◆ **TO DO**
Restate the listing below word for word, omitting any images.

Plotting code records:
================

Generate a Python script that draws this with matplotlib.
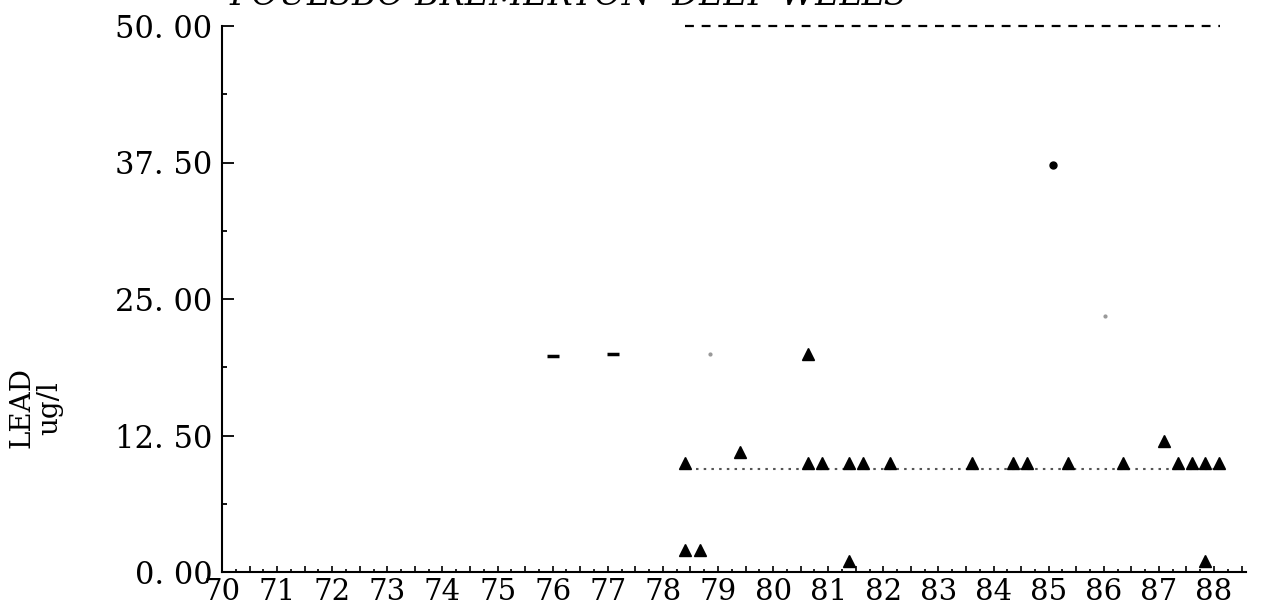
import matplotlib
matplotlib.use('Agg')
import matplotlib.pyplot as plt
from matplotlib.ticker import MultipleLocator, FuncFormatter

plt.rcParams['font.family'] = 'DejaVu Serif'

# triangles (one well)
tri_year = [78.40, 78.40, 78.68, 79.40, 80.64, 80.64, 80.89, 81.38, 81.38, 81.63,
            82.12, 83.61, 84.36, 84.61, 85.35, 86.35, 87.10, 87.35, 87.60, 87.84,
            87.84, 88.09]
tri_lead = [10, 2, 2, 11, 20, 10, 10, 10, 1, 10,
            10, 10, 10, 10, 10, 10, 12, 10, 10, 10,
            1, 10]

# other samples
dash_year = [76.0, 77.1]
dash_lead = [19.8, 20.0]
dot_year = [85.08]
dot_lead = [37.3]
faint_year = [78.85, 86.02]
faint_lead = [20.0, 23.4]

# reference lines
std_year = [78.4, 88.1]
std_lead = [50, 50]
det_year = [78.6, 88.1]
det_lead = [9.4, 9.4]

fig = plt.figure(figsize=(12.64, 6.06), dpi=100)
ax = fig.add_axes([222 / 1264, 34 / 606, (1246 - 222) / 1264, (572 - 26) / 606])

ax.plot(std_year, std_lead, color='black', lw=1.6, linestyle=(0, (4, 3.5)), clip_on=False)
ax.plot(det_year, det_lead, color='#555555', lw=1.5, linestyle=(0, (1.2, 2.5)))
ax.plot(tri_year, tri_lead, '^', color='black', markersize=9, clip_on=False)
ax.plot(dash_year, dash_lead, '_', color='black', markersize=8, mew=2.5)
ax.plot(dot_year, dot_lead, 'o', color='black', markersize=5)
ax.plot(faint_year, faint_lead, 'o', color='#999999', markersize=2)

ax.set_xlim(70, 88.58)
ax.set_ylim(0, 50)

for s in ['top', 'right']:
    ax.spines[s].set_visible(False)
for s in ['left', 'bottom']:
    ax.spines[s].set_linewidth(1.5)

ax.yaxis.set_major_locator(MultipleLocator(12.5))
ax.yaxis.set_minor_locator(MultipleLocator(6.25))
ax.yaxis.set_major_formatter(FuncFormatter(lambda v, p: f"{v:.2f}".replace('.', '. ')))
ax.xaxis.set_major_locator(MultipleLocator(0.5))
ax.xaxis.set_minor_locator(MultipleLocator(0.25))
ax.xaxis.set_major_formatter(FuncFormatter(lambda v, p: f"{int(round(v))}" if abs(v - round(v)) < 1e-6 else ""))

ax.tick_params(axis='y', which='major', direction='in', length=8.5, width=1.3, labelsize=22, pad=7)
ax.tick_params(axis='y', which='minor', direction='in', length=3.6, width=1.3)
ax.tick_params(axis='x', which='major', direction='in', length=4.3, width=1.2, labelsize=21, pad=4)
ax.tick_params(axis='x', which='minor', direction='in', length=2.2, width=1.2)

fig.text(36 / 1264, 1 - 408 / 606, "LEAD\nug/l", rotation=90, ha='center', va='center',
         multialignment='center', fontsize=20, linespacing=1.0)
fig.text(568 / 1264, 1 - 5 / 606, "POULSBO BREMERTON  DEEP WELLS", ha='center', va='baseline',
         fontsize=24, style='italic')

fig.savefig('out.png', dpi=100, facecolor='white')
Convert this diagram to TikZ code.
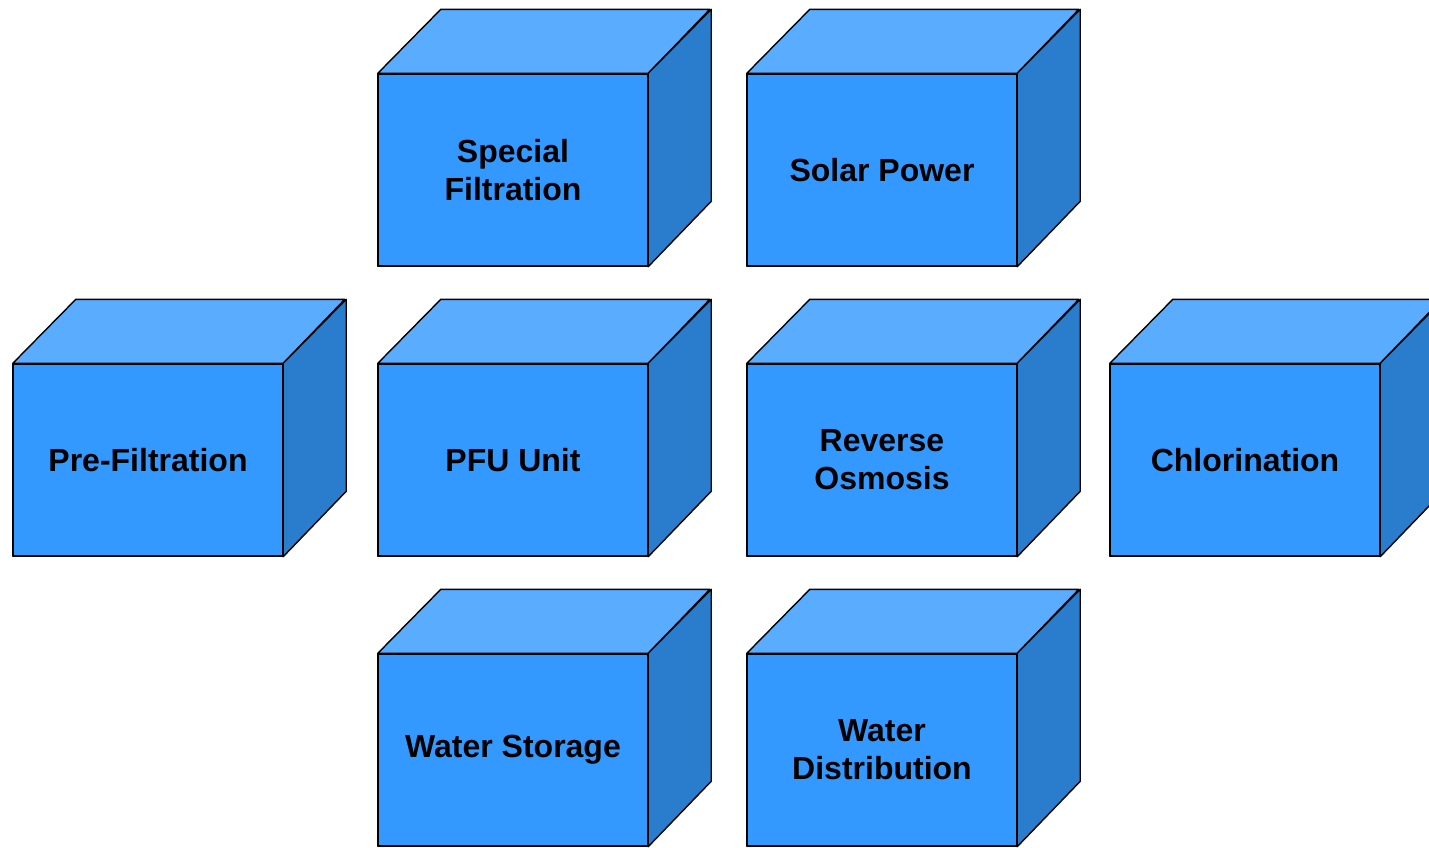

================

◆ **OUTPUT OF THE TASK**
Generate a Python script that draws this with matplotlib.
import matplotlib
matplotlib.use('Agg')
import matplotlib.pyplot as plt
from matplotlib.ticker import MultipleLocator, FuncFormatter

plt.rcParams['font.family'] = 'DejaVu Serif'

# triangles (one well)
tri_year = [78.40, 78.40, 78.68, 79.40, 80.64, 80.64, 80.89, 81.38, 81.38, 81.63,
            82.12, 83.61, 84.36, 84.61, 85.35, 86.35, 87.10, 87.35, 87.60, 87.84,
            87.84, 88.09]
tri_lead = [10, 2, 2, 11, 20, 10, 10, 10, 1, 10,
            10, 10, 10, 10, 10, 10, 12, 10, 10, 10,
            1, 10]

# other samples
dash_year = [76.0, 77.1]
dash_lead = [19.8, 20.0]
dot_year = [85.08]
dot_lead = [37.3]
faint_year = [78.85, 86.02]
faint_lead = [20.0, 23.4]

# reference lines
std_year = [78.4, 88.1]
std_lead = [50, 50]
det_year = [78.6, 88.1]
det_lead = [9.4, 9.4]

fig = plt.figure(figsize=(12.64, 6.06), dpi=100)
ax = fig.add_axes([222 / 1264, 34 / 606, (1246 - 222) / 1264, (572 - 26) / 606])

ax.plot(std_year, std_lead, color='black', lw=1.6, linestyle=(0, (4, 3.5)), clip_on=False)
ax.plot(det_year, det_lead, color='#555555', lw=1.5, linestyle=(0, (1.2, 2.5)))
ax.plot(tri_year, tri_lead, '^', color='black', markersize=9, clip_on=False)
ax.plot(dash_year, dash_lead, '_', color='black', markersize=8, mew=2.5)
ax.plot(dot_year, dot_lead, 'o', color='black', markersize=5)
ax.plot(faint_year, faint_lead, 'o', color='#999999', markersize=2)

ax.set_xlim(70, 88.58)
ax.set_ylim(0, 50)

for s in ['top', 'right']:
    ax.spines[s].set_visible(False)
for s in ['left', 'bottom']:
    ax.spines[s].set_linewidth(1.5)

ax.yaxis.set_major_locator(MultipleLocator(12.5))
ax.yaxis.set_minor_locator(MultipleLocator(6.25))
ax.yaxis.set_major_formatter(FuncFormatter(lambda v, p: f"{v:.2f}".replace('.', '. ')))
ax.xaxis.set_major_locator(MultipleLocator(0.5))
ax.xaxis.set_minor_locator(MultipleLocator(0.25))
ax.xaxis.set_major_formatter(FuncFormatter(lambda v, p: f"{int(round(v))}" if abs(v - round(v)) < 1e-6 else ""))

ax.tick_params(axis='y', which='major', direction='in', length=8.5, width=1.3, labelsize=22, pad=7)
ax.tick_params(axis='y', which='minor', direction='in', length=3.6, width=1.3)
ax.tick_params(axis='x', which='major', direction='in', length=4.3, width=1.2, labelsize=21, pad=4)
ax.tick_params(axis='x', which='minor', direction='in', length=2.2, width=1.2)

fig.text(36 / 1264, 1 - 408 / 606, "LEAD\nug/l", rotation=90, ha='center', va='center',
         multialignment='center', fontsize=20, linespacing=1.0)
fig.text(568 / 1264, 1 - 5 / 606, "POULSBO BREMERTON  DEEP WELLS", ha='center', va='baseline',
         fontsize=24, style='italic')

fig.savefig('out.png', dpi=100, facecolor='white')
Convert this diagram to TikZ code.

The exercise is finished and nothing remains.